[MATERIAL TO PROCESS]
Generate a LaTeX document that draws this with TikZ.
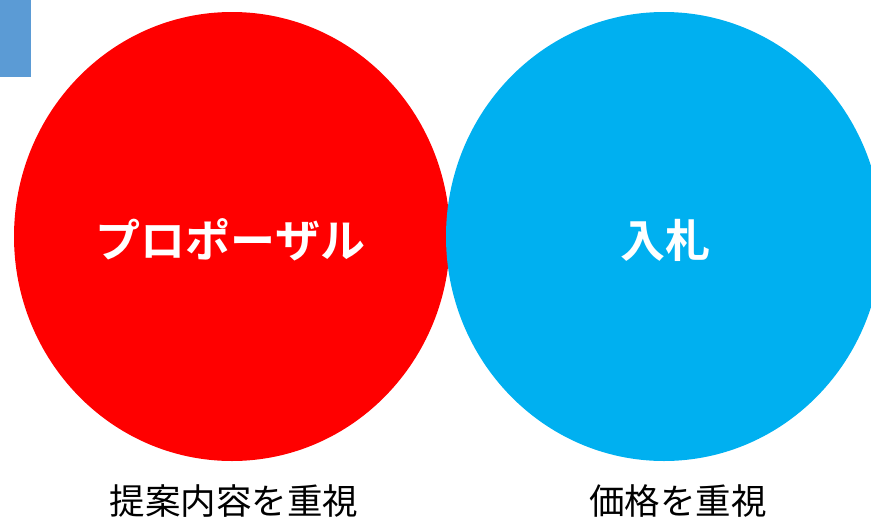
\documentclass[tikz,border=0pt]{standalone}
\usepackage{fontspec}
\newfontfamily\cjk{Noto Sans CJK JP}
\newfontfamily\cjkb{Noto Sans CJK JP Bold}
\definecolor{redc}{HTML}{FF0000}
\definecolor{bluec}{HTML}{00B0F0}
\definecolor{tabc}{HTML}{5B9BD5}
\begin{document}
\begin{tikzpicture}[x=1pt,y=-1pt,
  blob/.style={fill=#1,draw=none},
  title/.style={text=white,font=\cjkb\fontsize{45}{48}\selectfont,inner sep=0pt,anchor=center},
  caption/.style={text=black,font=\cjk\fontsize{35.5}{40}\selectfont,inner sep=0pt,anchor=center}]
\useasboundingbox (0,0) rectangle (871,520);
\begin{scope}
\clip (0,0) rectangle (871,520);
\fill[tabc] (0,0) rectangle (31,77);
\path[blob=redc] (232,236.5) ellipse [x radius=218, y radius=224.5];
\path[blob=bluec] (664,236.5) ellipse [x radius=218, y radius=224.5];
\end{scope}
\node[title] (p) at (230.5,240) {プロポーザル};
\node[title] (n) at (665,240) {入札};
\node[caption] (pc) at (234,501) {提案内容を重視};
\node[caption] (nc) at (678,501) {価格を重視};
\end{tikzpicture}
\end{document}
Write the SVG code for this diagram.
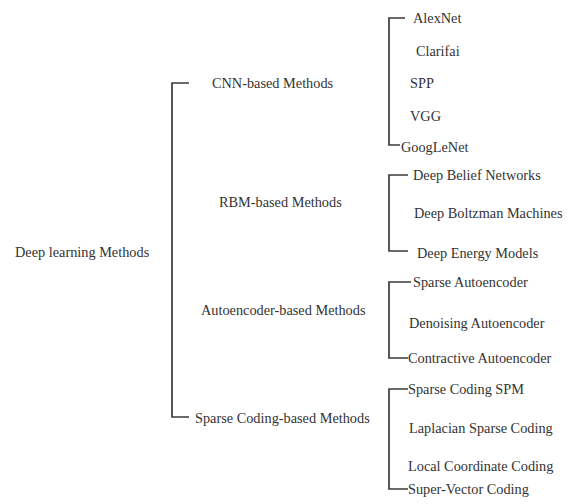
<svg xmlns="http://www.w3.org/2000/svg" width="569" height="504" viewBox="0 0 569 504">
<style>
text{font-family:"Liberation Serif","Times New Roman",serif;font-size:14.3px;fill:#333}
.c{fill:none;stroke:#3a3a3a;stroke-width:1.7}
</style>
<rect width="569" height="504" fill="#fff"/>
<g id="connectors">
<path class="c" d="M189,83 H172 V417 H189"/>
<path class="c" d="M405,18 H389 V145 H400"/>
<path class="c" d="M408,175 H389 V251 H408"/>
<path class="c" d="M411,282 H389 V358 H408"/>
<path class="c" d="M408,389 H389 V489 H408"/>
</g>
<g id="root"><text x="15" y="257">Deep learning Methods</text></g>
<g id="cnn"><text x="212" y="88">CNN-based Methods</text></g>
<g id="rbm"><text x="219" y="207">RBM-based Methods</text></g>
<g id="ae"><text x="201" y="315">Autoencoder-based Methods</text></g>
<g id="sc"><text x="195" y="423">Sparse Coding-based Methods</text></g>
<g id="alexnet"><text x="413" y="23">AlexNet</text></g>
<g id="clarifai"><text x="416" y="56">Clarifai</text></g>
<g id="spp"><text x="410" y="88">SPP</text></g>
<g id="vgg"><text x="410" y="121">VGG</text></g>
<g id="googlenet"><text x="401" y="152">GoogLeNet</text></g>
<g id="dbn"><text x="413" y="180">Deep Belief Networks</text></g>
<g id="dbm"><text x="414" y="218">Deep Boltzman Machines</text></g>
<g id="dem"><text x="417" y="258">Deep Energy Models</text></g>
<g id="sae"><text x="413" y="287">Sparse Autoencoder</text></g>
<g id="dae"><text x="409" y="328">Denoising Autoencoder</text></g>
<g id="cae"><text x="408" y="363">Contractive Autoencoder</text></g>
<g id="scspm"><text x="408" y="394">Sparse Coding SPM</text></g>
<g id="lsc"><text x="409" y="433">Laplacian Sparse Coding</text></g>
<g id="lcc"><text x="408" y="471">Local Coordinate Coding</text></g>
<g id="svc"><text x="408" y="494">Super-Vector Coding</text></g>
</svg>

[WHAT IS NEEDED]
Extract the full listing exactly, with the pictures left out.

[SOLUTION TO THE EXERCISE]
Generate a LaTeX document that draws this with TikZ.
\documentclass[tikz,border=0pt]{standalone}
\usepackage{fontspec}
\newfontfamily\cjk{Noto Sans CJK JP}
\newfontfamily\cjkb{Noto Sans CJK JP Bold}
\definecolor{redc}{HTML}{FF0000}
\definecolor{bluec}{HTML}{00B0F0}
\definecolor{tabc}{HTML}{5B9BD5}
\begin{document}
\begin{tikzpicture}[x=1pt,y=-1pt,
  blob/.style={fill=#1,draw=none},
  title/.style={text=white,font=\cjkb\fontsize{45}{48}\selectfont,inner sep=0pt,anchor=center},
  caption/.style={text=black,font=\cjk\fontsize{35.5}{40}\selectfont,inner sep=0pt,anchor=center}]
\useasboundingbox (0,0) rectangle (871,520);
\begin{scope}
\clip (0,0) rectangle (871,520);
\fill[tabc] (0,0) rectangle (31,77);
\path[blob=redc] (232,236.5) ellipse [x radius=218, y radius=224.5];
\path[blob=bluec] (664,236.5) ellipse [x radius=218, y radius=224.5];
\end{scope}
\node[title] (p) at (230.5,240) {プロポーザル};
\node[title] (n) at (665,240) {入札};
\node[caption] (pc) at (234,501) {提案内容を重視};
\node[caption] (nc) at (678,501) {価格を重視};
\end{tikzpicture}
\end{document}
Write the SVG code for this diagram.
<svg xmlns="http://www.w3.org/2000/svg" width="569" height="504" viewBox="0 0 569 504">
<style>
text{font-family:"Liberation Serif","Times New Roman",serif;font-size:14.3px;fill:#333}
.c{fill:none;stroke:#3a3a3a;stroke-width:1.7}
</style>
<rect width="569" height="504" fill="#fff"/>
<g id="connectors">
<path class="c" d="M189,83 H172 V417 H189"/>
<path class="c" d="M405,18 H389 V145 H400"/>
<path class="c" d="M408,175 H389 V251 H408"/>
<path class="c" d="M411,282 H389 V358 H408"/>
<path class="c" d="M408,389 H389 V489 H408"/>
</g>
<g id="root"><text x="15" y="257">Deep learning Methods</text></g>
<g id="cnn"><text x="212" y="88">CNN-based Methods</text></g>
<g id="rbm"><text x="219" y="207">RBM-based Methods</text></g>
<g id="ae"><text x="201" y="315">Autoencoder-based Methods</text></g>
<g id="sc"><text x="195" y="423">Sparse Coding-based Methods</text></g>
<g id="alexnet"><text x="413" y="23">AlexNet</text></g>
<g id="clarifai"><text x="416" y="56">Clarifai</text></g>
<g id="spp"><text x="410" y="88">SPP</text></g>
<g id="vgg"><text x="410" y="121">VGG</text></g>
<g id="googlenet"><text x="401" y="152">GoogLeNet</text></g>
<g id="dbn"><text x="413" y="180">Deep Belief Networks</text></g>
<g id="dbm"><text x="414" y="218">Deep Boltzman Machines</text></g>
<g id="dem"><text x="417" y="258">Deep Energy Models</text></g>
<g id="sae"><text x="413" y="287">Sparse Autoencoder</text></g>
<g id="dae"><text x="409" y="328">Denoising Autoencoder</text></g>
<g id="cae"><text x="408" y="363">Contractive Autoencoder</text></g>
<g id="scspm"><text x="408" y="394">Sparse Coding SPM</text></g>
<g id="lsc"><text x="409" y="433">Laplacian Sparse Coding</text></g>
<g id="lcc"><text x="408" y="471">Local Coordinate Coding</text></g>
<g id="svc"><text x="408" y="494">Super-Vector Coding</text></g>
</svg>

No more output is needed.